● Collected material:
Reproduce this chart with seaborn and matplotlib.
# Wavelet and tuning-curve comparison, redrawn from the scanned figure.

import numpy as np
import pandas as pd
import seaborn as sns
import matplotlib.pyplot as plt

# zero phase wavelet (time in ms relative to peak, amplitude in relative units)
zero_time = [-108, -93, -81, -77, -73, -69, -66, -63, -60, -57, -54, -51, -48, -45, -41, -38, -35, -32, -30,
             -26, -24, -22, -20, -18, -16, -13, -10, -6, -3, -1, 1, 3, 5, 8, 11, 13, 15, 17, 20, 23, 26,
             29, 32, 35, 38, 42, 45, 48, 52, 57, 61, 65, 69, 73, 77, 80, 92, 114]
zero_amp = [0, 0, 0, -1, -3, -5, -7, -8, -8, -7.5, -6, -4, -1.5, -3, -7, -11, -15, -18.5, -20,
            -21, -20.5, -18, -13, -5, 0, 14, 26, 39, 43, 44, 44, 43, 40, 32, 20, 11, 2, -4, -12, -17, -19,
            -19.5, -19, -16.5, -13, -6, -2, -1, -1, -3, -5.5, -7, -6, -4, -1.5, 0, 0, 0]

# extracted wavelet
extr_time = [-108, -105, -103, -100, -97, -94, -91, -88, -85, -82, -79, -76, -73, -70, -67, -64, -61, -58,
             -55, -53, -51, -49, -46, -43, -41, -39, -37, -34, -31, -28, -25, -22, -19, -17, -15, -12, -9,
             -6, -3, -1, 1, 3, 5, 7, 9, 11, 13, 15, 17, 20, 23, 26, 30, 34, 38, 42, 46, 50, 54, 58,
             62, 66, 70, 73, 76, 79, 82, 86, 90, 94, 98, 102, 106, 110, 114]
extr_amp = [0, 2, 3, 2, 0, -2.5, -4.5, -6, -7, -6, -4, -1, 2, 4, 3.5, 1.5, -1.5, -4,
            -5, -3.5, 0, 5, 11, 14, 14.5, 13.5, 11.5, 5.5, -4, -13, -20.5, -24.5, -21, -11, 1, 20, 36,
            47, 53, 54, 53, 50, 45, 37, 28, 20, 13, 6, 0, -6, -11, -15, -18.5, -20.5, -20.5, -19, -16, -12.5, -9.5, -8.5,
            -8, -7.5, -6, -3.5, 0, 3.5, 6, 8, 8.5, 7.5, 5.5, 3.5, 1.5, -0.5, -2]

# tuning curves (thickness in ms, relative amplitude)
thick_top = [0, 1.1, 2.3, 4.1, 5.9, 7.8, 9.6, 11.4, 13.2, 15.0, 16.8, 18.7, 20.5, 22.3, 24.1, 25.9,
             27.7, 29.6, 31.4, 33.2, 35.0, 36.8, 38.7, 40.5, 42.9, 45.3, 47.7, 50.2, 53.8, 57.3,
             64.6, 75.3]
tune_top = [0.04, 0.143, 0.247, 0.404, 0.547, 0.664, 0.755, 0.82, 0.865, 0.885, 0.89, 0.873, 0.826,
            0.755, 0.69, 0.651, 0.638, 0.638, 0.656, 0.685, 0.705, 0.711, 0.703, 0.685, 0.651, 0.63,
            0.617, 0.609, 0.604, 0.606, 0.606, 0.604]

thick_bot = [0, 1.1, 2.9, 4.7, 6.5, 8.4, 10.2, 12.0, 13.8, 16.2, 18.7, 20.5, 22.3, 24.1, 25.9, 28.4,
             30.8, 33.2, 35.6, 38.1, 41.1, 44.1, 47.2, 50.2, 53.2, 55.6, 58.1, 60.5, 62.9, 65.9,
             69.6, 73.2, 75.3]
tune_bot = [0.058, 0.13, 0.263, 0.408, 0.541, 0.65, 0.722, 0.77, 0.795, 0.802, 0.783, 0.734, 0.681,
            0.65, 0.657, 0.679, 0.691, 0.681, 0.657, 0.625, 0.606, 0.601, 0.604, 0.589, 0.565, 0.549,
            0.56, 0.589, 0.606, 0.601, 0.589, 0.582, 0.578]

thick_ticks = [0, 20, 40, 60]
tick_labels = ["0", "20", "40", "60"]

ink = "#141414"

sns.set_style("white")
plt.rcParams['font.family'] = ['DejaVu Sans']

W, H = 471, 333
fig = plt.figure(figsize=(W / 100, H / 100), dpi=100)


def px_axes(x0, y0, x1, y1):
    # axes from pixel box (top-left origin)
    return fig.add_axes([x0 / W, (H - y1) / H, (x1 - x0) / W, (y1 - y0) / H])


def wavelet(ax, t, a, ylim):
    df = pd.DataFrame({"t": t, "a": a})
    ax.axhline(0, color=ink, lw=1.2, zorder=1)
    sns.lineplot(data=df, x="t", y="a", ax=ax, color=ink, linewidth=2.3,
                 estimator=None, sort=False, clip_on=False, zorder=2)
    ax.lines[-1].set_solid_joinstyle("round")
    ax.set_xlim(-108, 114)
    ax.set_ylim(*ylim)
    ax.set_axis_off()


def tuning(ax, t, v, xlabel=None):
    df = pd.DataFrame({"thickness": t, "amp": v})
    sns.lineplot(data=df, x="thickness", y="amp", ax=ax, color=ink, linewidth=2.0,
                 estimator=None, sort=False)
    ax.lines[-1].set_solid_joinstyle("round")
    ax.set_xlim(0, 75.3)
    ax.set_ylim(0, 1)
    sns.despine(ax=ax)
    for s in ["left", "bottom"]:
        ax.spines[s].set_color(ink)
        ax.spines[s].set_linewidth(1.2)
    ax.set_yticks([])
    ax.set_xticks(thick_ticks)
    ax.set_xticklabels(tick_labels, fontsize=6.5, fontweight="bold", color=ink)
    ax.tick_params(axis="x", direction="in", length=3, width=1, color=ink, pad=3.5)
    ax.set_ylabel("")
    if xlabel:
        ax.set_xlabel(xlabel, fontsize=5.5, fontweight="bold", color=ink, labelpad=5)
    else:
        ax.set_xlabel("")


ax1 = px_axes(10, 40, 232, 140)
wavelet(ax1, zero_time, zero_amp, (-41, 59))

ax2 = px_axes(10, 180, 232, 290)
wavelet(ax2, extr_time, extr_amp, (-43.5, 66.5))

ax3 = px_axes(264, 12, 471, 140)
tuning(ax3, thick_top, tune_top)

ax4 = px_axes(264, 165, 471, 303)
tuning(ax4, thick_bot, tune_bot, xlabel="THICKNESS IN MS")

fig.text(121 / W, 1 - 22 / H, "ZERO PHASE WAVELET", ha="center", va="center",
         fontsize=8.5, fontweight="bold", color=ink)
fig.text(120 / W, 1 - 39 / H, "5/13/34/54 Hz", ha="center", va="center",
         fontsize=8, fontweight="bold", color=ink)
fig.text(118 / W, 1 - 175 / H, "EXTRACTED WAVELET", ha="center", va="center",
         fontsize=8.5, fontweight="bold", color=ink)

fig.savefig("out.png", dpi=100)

● Written request: Please quote the data above in full, with no line missing.

● Answer:
Reproduce this chart with seaborn and matplotlib.
# Wavelet and tuning-curve comparison, redrawn from the scanned figure.

import numpy as np
import pandas as pd
import seaborn as sns
import matplotlib.pyplot as plt

# zero phase wavelet (time in ms relative to peak, amplitude in relative units)
zero_time = [-108, -93, -81, -77, -73, -69, -66, -63, -60, -57, -54, -51, -48, -45, -41, -38, -35, -32, -30,
             -26, -24, -22, -20, -18, -16, -13, -10, -6, -3, -1, 1, 3, 5, 8, 11, 13, 15, 17, 20, 23, 26,
             29, 32, 35, 38, 42, 45, 48, 52, 57, 61, 65, 69, 73, 77, 80, 92, 114]
zero_amp = [0, 0, 0, -1, -3, -5, -7, -8, -8, -7.5, -6, -4, -1.5, -3, -7, -11, -15, -18.5, -20,
            -21, -20.5, -18, -13, -5, 0, 14, 26, 39, 43, 44, 44, 43, 40, 32, 20, 11, 2, -4, -12, -17, -19,
            -19.5, -19, -16.5, -13, -6, -2, -1, -1, -3, -5.5, -7, -6, -4, -1.5, 0, 0, 0]

# extracted wavelet
extr_time = [-108, -105, -103, -100, -97, -94, -91, -88, -85, -82, -79, -76, -73, -70, -67, -64, -61, -58,
             -55, -53, -51, -49, -46, -43, -41, -39, -37, -34, -31, -28, -25, -22, -19, -17, -15, -12, -9,
             -6, -3, -1, 1, 3, 5, 7, 9, 11, 13, 15, 17, 20, 23, 26, 30, 34, 38, 42, 46, 50, 54, 58,
             62, 66, 70, 73, 76, 79, 82, 86, 90, 94, 98, 102, 106, 110, 114]
extr_amp = [0, 2, 3, 2, 0, -2.5, -4.5, -6, -7, -6, -4, -1, 2, 4, 3.5, 1.5, -1.5, -4,
            -5, -3.5, 0, 5, 11, 14, 14.5, 13.5, 11.5, 5.5, -4, -13, -20.5, -24.5, -21, -11, 1, 20, 36,
            47, 53, 54, 53, 50, 45, 37, 28, 20, 13, 6, 0, -6, -11, -15, -18.5, -20.5, -20.5, -19, -16, -12.5, -9.5, -8.5,
            -8, -7.5, -6, -3.5, 0, 3.5, 6, 8, 8.5, 7.5, 5.5, 3.5, 1.5, -0.5, -2]

# tuning curves (thickness in ms, relative amplitude)
thick_top = [0, 1.1, 2.3, 4.1, 5.9, 7.8, 9.6, 11.4, 13.2, 15.0, 16.8, 18.7, 20.5, 22.3, 24.1, 25.9,
             27.7, 29.6, 31.4, 33.2, 35.0, 36.8, 38.7, 40.5, 42.9, 45.3, 47.7, 50.2, 53.8, 57.3,
             64.6, 75.3]
tune_top = [0.04, 0.143, 0.247, 0.404, 0.547, 0.664, 0.755, 0.82, 0.865, 0.885, 0.89, 0.873, 0.826,
            0.755, 0.69, 0.651, 0.638, 0.638, 0.656, 0.685, 0.705, 0.711, 0.703, 0.685, 0.651, 0.63,
            0.617, 0.609, 0.604, 0.606, 0.606, 0.604]

thick_bot = [0, 1.1, 2.9, 4.7, 6.5, 8.4, 10.2, 12.0, 13.8, 16.2, 18.7, 20.5, 22.3, 24.1, 25.9, 28.4,
             30.8, 33.2, 35.6, 38.1, 41.1, 44.1, 47.2, 50.2, 53.2, 55.6, 58.1, 60.5, 62.9, 65.9,
             69.6, 73.2, 75.3]
tune_bot = [0.058, 0.13, 0.263, 0.408, 0.541, 0.65, 0.722, 0.77, 0.795, 0.802, 0.783, 0.734, 0.681,
            0.65, 0.657, 0.679, 0.691, 0.681, 0.657, 0.625, 0.606, 0.601, 0.604, 0.589, 0.565, 0.549,
            0.56, 0.589, 0.606, 0.601, 0.589, 0.582, 0.578]

thick_ticks = [0, 20, 40, 60]
tick_labels = ["0", "20", "40", "60"]

ink = "#141414"

sns.set_style("white")
plt.rcParams['font.family'] = ['DejaVu Sans']

W, H = 471, 333
fig = plt.figure(figsize=(W / 100, H / 100), dpi=100)


def px_axes(x0, y0, x1, y1):
    # axes from pixel box (top-left origin)
    return fig.add_axes([x0 / W, (H - y1) / H, (x1 - x0) / W, (y1 - y0) / H])


def wavelet(ax, t, a, ylim):
    df = pd.DataFrame({"t": t, "a": a})
    ax.axhline(0, color=ink, lw=1.2, zorder=1)
    sns.lineplot(data=df, x="t", y="a", ax=ax, color=ink, linewidth=2.3,
                 estimator=None, sort=False, clip_on=False, zorder=2)
    ax.lines[-1].set_solid_joinstyle("round")
    ax.set_xlim(-108, 114)
    ax.set_ylim(*ylim)
    ax.set_axis_off()


def tuning(ax, t, v, xlabel=None):
    df = pd.DataFrame({"thickness": t, "amp": v})
    sns.lineplot(data=df, x="thickness", y="amp", ax=ax, color=ink, linewidth=2.0,
                 estimator=None, sort=False)
    ax.lines[-1].set_solid_joinstyle("round")
    ax.set_xlim(0, 75.3)
    ax.set_ylim(0, 1)
    sns.despine(ax=ax)
    for s in ["left", "bottom"]:
        ax.spines[s].set_color(ink)
        ax.spines[s].set_linewidth(1.2)
    ax.set_yticks([])
    ax.set_xticks(thick_ticks)
    ax.set_xticklabels(tick_labels, fontsize=6.5, fontweight="bold", color=ink)
    ax.tick_params(axis="x", direction="in", length=3, width=1, color=ink, pad=3.5)
    ax.set_ylabel("")
    if xlabel:
        ax.set_xlabel(xlabel, fontsize=5.5, fontweight="bold", color=ink, labelpad=5)
    else:
        ax.set_xlabel("")


ax1 = px_axes(10, 40, 232, 140)
wavelet(ax1, zero_time, zero_amp, (-41, 59))

ax2 = px_axes(10, 180, 232, 290)
wavelet(ax2, extr_time, extr_amp, (-43.5, 66.5))

ax3 = px_axes(264, 12, 471, 140)
tuning(ax3, thick_top, tune_top)

ax4 = px_axes(264, 165, 471, 303)
tuning(ax4, thick_bot, tune_bot, xlabel="THICKNESS IN MS")

fig.text(121 / W, 1 - 22 / H, "ZERO PHASE WAVELET", ha="center", va="center",
         fontsize=8.5, fontweight="bold", color=ink)
fig.text(120 / W, 1 - 39 / H, "5/13/34/54 Hz", ha="center", va="center",
         fontsize=8, fontweight="bold", color=ink)
fig.text(118 / W, 1 - 175 / H, "EXTRACTED WAVELET", ha="center", va="center",
         fontsize=8.5, fontweight="bold", color=ink)

fig.savefig("out.png", dpi=100)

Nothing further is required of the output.